12 de outubro de 2019

Rautavaara: Vigilia (BIS, 2019)

Há coisa de dez anos, com a edição portuguesa de “O Resto é Ruído” no prelo, conversava com o conceituado crítico Alex Ross acerca dessa sua não menos cotada narrativa através da qual, dizia, se tinha posto “à escuta do século XX”. A certa altura, falávamos dos muitos nomes que por um motivo ou outro acabou por omitir, como o de Rautavaara. “Pois é”, admitia Ross. “Por vezes, ao escrevermos um livro destes, somos as primeiras vítimas dos caprichos da nossa própria argumentação. E era impossível citar toda a gente sem parecer que estava a fazer um inventário. Mas, sem me querer esquivar à questão, acho que é importante sublinhar que isto é só um ponto de partida. E, por amor de deus, já que fala em Rautavaara, não me faça sentir responsável por alguém nunca chegar a conhecer ‘Vigilia’!” Respondo-lhe que o ponto era esse: que, quando se dedicava a elencar os factos que comprovam que não há um só cânone na música erudita do século passado ou que muitas das suas peças mais distintas tiveram, até, de remar contra a maré cultural do seu tempo, sim, teria preferido que ele falasse em “Vigilia” em vez de ter referido os Radiohead.
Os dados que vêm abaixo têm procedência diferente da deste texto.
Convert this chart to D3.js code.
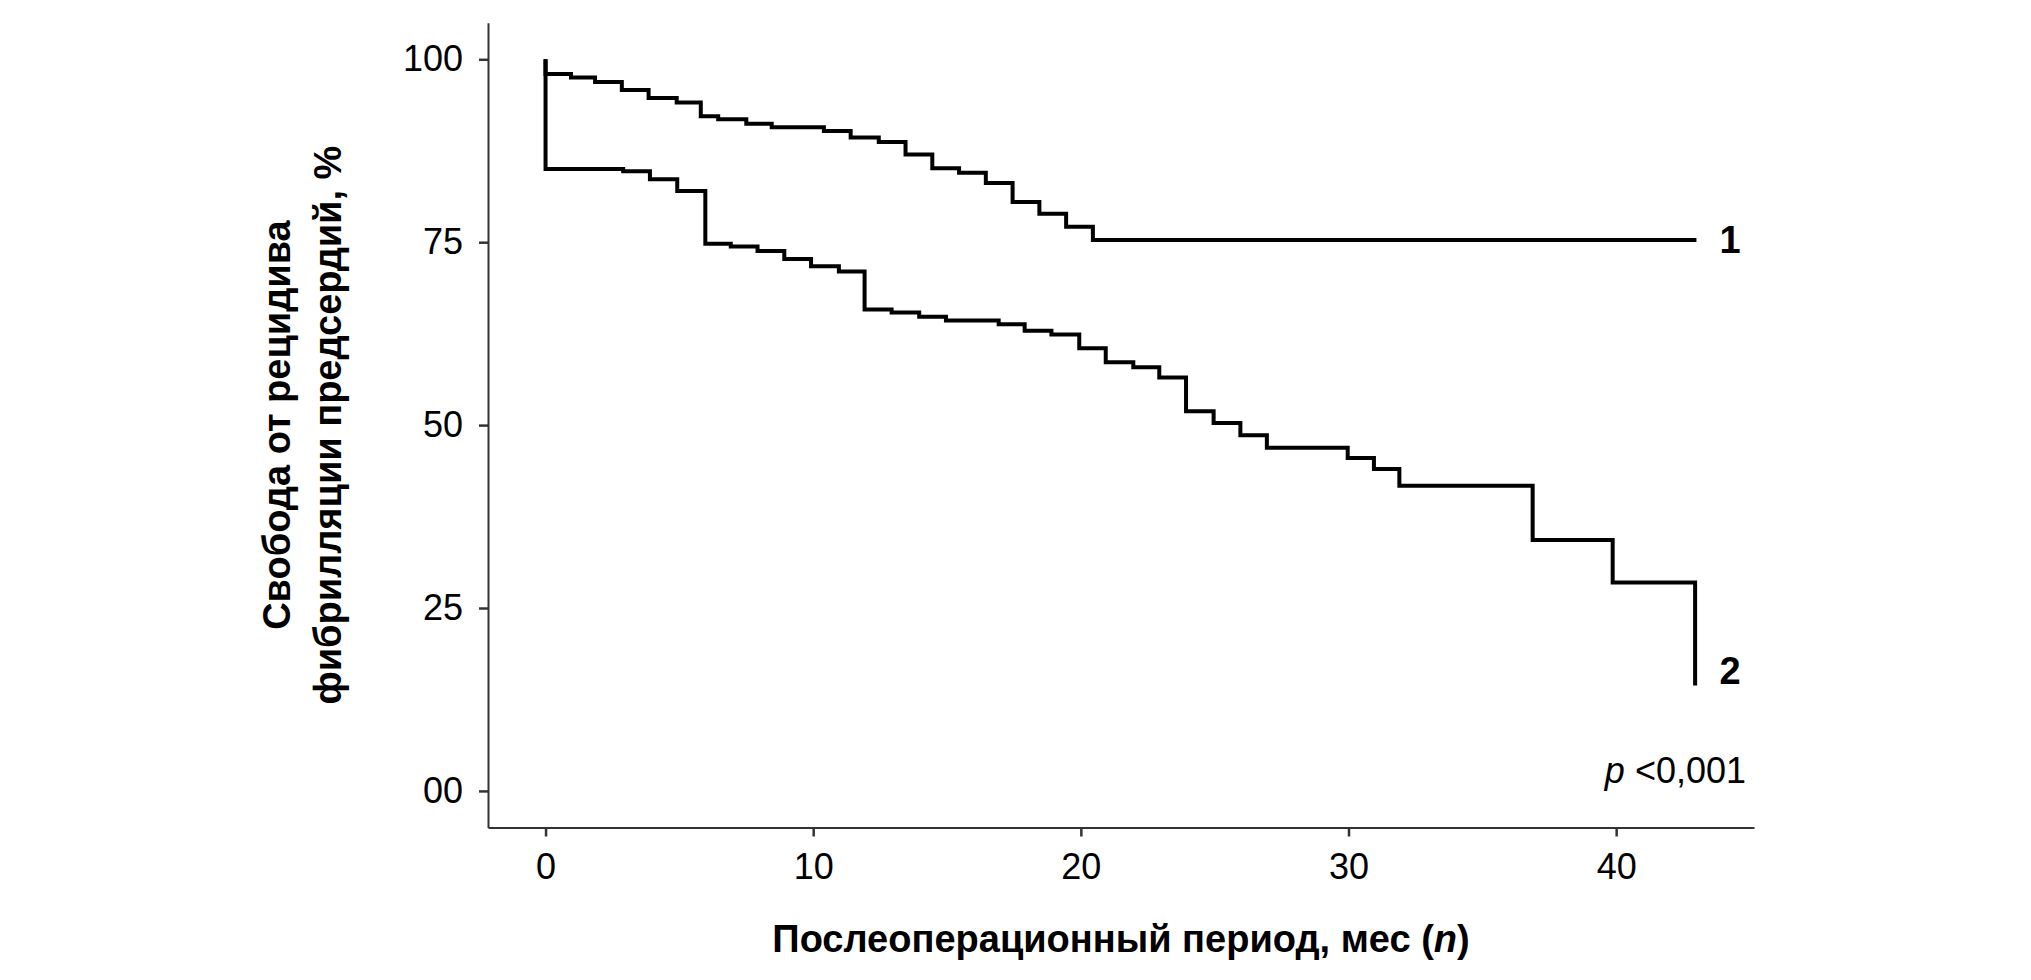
<!DOCTYPE html>
<html>
<head>
<meta charset="utf-8">
<script src="https://cdn.jsdelivr.net/npm/d3@7"></script>
<style>
  html, body { margin: 0; padding: 0; background: #fff; }
  svg { display: block; }
  text { font-family: "Liberation Sans", Arial, Helvetica, sans-serif; fill: #000; }
</style>
</head>
<body>
<svg id="chart" width="2031" height="980"></svg>
<script>
// ---- Data ----
const group1Time = [0, 0, 0.95, 1.85, 2.85, 3.85, 4.9, 5.8, 6.45, 7.5, 8.45, 10.4, 11.4, 12.45, 13.45, 14.45, 15.45, 16.45, 17.45, 18.45, 19.45, 20.45, 43];
const group1Surv = [100, 98, 97.5, 96.9, 95.8, 94.7, 94.1, 92.2, 91.8, 91.2, 90.7, 90.2, 89.3, 88.7, 87.0, 85.1, 84.5, 83.1, 80.5, 78.9, 77.1, 75.3, 75.3];

const group2Time = [0, 0, 2.9, 3.9, 4.92, 5.97, 6.92, 7.92, 8.92, 9.92, 10.96, 11.92, 12.93, 13.96, 14.96, 16.93, 17.9, 18.9, 19.94, 20.93, 21.96, 22.93, 23.93, 24.96, 25.96, 26.95, 29.97, 30.95, 31.9, 36.88, 39.87, 42.95];
const group2Surv = [100, 85, 84.7, 83.6, 82.0, 74.8, 74.4, 73.8, 72.7, 71.7, 71.0, 65.8, 65.4, 64.8, 64.3, 63.8, 62.9, 62.4, 60.5, 58.6, 57.9, 56.5, 51.9, 50.3, 48.6, 46.9, 45.5, 44.0, 41.7, 34.3, 28.5, 14.4];

const seriesLabels = ["1", "2"];
const xTicks = [0, 10, 20, 30, 40];
const xTickLabels = ["0", "10", "20", "30", "40"];
const yTicks = [0, 25, 50, 75, 100];
const yTickLabels = ["00", "25", "50", "75", "100"];
const xTitle = "Послеоперационный период, мес (";
const xTitleItalic = "n";
const yTitleLines = ["Свобода от рецидива", "фибрилляции предсердий, %"];
const pLabelItalic = "p";
const pLabelRest = " <0,001";

// ---- Layout ----
const svg = d3.select("#chart");
svg.append("rect").attr("width", 2031).attr("height", 980).attr("fill", "#fff");

const x = d3.scaleLinear().domain([-2.15, 45.15]).range([488, 1754]);
const y = d3.scaleLinear().domain([-5, 105]).range([827.5, 22.7]);

// Axes
const yAxis = d3.axisLeft(y).tickValues(yTicks)
  .tickFormat((d, i) => yTickLabels[i]).tickSizeInner(9).tickSizeOuter(0).tickPadding(16);
const gy = svg.append("g").attr("transform", `translate(${x.range()[0]},0)`).call(yAxis);

const xAxis = d3.axisBottom(x).tickValues(xTicks)
  .tickFormat((d, i) => xTickLabels[i]).tickSizeInner(9).tickSizeOuter(0).tickPadding(16.5);
const gx = svg.append("g").attr("transform", `translate(0,${y.range()[0]})`).call(xAxis);

[gx, gy].forEach(g => {
  g.select(".domain").attr("stroke", "#333").attr("stroke-width", 2);
  g.selectAll(".tick line").attr("stroke", "#333").attr("stroke-width", 2.5);
  g.selectAll(".tick text").attr("font-size", 36).attr("fill", "#000")
    .style("font-family", '"Liberation Sans", Arial, Helvetica, sans-serif');
});

// Curves
const line = d3.line().x(d => x(d[0])).y(d => y(d[1])).curve(d3.curveStepAfter);
const s1 = group1Time.map((t, i) => [t, group1Surv[i]]);
const s2 = group2Time.map((t, i) => [t, group2Surv[i]]);
[s1, s2].forEach(s => {
  svg.append("path").datum(s).attr("d", line)
    .attr("fill", "none").attr("stroke", "#000").attr("stroke-width", 4)
    .attr("stroke-linejoin", "miter");
});

// Series labels
svg.append("text").attr("x", x(43) + 23).attr("y", y(s1[s1.length - 1][1]) + 13)
  .attr("font-size", 38).attr("font-weight", "bold").text(seriesLabels[0]);
svg.append("text").attr("x", x(43) + 23).attr("y", y(s2[s2.length - 1][1]) - 2)
  .attr("font-size", 38).attr("font-weight", "bold").text(seriesLabels[1]);

// p-value
const pt = svg.append("text").attr("x", 1746).attr("y", 783).attr("text-anchor", "end").attr("font-size", 36);
pt.append("tspan").attr("font-style", "italic").text(pLabelItalic);
pt.append("tspan").text(pLabelRest);

// X title
const xt = svg.append("text").attr("x", (x.range()[0] + x.range()[1]) / 2).attr("y", 951.5)
  .attr("text-anchor", "middle").attr("font-size", 38).attr("font-weight", "bold");
xt.append("tspan").text(xTitle);
xt.append("tspan").attr("font-style", "italic").text(xTitleItalic);
xt.append("tspan").text(")");

// Y title (two lines, rotated)
const yc = (y.range()[0] + y.range()[1]) / 2;
const yt = svg.append("text").attr("transform", `translate(290,${yc}) rotate(-90)`)
  .attr("text-anchor", "middle").attr("font-size", 38).attr("font-weight", "bold");
yt.append("tspan").attr("x", 0).attr("y", 0).text(yTitleLines[0]);
yt.append("tspan").attr("x", 0).attr("y", 51).text(yTitleLines[1]);
</script>
</body>
</html>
Tal é o poder desta singularíssima obra-prima coral do finlandês, que só podia ter origem no seio da Igreja Ortodoxa do seu país mas que se diria ao mesmo tempo dispensar qualquer domicílio fixo, que se baseia na vida e morte de João Batista mas que se confunde com um ato de imaginação, que pugna pela expressão predicativa mas que na voz humana articula mais depressa aspectos emotivos que designativos, que põe o texto a emancipar-se da música tanto quanto admite o princípio de que o canto é anterior à poesia – ou seja, que se toma por contemporânea daquela época imemorial em que o canto era o único tipo musical com uma ocorrência comum na espécie, mas que, em simultâneo, adquire uma significação interpretativa à luz do que, no momento exato da sua conceção, Schnittke preconizava em “Tendências Poliestilísticas na Música Moderna”: algo “capaz de unir passado, presente e futuro, o lugar e o mundo”.